----- Data provided
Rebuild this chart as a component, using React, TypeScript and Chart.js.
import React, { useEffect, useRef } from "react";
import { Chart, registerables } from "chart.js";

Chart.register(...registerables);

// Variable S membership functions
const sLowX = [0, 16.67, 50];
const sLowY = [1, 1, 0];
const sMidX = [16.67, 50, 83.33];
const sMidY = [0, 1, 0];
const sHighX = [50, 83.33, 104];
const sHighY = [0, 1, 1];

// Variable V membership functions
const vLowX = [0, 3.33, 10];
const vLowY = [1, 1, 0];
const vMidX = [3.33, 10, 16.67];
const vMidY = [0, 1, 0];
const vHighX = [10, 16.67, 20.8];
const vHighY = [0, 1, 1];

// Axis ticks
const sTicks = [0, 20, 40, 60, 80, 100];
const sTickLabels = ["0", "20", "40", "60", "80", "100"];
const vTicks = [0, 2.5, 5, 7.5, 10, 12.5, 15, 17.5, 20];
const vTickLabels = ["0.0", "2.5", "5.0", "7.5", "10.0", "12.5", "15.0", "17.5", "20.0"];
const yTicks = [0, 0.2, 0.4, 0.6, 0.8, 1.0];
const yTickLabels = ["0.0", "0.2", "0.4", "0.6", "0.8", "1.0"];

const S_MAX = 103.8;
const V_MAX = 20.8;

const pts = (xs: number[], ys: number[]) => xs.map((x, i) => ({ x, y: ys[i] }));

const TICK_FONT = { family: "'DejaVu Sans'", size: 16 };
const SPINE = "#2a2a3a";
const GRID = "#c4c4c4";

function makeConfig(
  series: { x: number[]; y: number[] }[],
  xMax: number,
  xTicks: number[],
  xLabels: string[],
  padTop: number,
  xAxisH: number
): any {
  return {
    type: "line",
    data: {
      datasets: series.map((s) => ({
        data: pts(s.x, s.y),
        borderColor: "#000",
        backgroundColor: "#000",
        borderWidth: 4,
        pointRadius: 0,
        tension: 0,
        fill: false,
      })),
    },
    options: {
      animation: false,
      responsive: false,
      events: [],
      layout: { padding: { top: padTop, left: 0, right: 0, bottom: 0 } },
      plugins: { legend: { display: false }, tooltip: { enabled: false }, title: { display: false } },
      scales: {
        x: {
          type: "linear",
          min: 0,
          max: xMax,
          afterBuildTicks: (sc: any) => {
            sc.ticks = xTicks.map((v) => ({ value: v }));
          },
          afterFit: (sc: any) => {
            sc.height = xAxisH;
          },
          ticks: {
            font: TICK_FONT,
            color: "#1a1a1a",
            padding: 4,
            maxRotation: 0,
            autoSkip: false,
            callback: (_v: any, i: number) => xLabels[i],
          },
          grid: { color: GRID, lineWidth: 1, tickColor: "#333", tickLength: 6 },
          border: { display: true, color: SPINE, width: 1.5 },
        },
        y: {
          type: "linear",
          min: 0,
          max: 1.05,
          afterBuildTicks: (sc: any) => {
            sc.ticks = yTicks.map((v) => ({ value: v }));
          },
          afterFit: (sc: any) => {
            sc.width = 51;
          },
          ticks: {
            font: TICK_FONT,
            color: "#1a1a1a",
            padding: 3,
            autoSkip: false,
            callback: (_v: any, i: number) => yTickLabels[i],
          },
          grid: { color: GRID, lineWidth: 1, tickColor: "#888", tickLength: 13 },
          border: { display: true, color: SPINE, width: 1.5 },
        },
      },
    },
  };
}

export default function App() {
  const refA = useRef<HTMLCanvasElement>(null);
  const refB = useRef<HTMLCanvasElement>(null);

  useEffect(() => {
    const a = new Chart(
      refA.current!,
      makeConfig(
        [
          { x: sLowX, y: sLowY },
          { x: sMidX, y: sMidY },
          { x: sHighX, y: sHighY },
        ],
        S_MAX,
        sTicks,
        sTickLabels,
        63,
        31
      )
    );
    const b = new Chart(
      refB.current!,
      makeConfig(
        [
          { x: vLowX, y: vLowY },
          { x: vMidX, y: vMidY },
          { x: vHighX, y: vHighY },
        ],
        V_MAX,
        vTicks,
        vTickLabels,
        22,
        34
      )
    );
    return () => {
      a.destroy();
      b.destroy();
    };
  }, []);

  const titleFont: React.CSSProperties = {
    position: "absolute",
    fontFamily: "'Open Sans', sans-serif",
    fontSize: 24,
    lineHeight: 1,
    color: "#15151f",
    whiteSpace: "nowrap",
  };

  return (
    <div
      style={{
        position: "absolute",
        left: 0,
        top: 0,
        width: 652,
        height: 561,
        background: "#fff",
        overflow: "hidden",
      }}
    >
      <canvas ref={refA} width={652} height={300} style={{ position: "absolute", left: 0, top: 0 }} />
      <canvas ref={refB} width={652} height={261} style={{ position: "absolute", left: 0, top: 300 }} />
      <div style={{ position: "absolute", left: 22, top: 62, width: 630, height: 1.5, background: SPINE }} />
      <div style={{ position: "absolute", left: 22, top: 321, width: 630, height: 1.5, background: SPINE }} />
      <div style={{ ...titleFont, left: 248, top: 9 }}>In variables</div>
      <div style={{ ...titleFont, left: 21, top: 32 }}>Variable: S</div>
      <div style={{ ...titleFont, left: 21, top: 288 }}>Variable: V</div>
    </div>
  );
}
----------
**What is being asked:** Exactly as written, please reproduce the lines from the first line of the data to the line containing "const sHighY = [0, 1, 1];", inclusive, and nothing else.

**Solution below:**
Rebuild this chart as a component, using React, TypeScript and Chart.js.
import React, { useEffect, useRef } from "react";
import { Chart, registerables } from "chart.js";

Chart.register(...registerables);

// Variable S membership functions
const sLowX = [0, 16.67, 50];
const sLowY = [1, 1, 0];
const sMidX = [16.67, 50, 83.33];
const sMidY = [0, 1, 0];
const sHighX = [50, 83.33, 104];
const sHighY = [0, 1, 1];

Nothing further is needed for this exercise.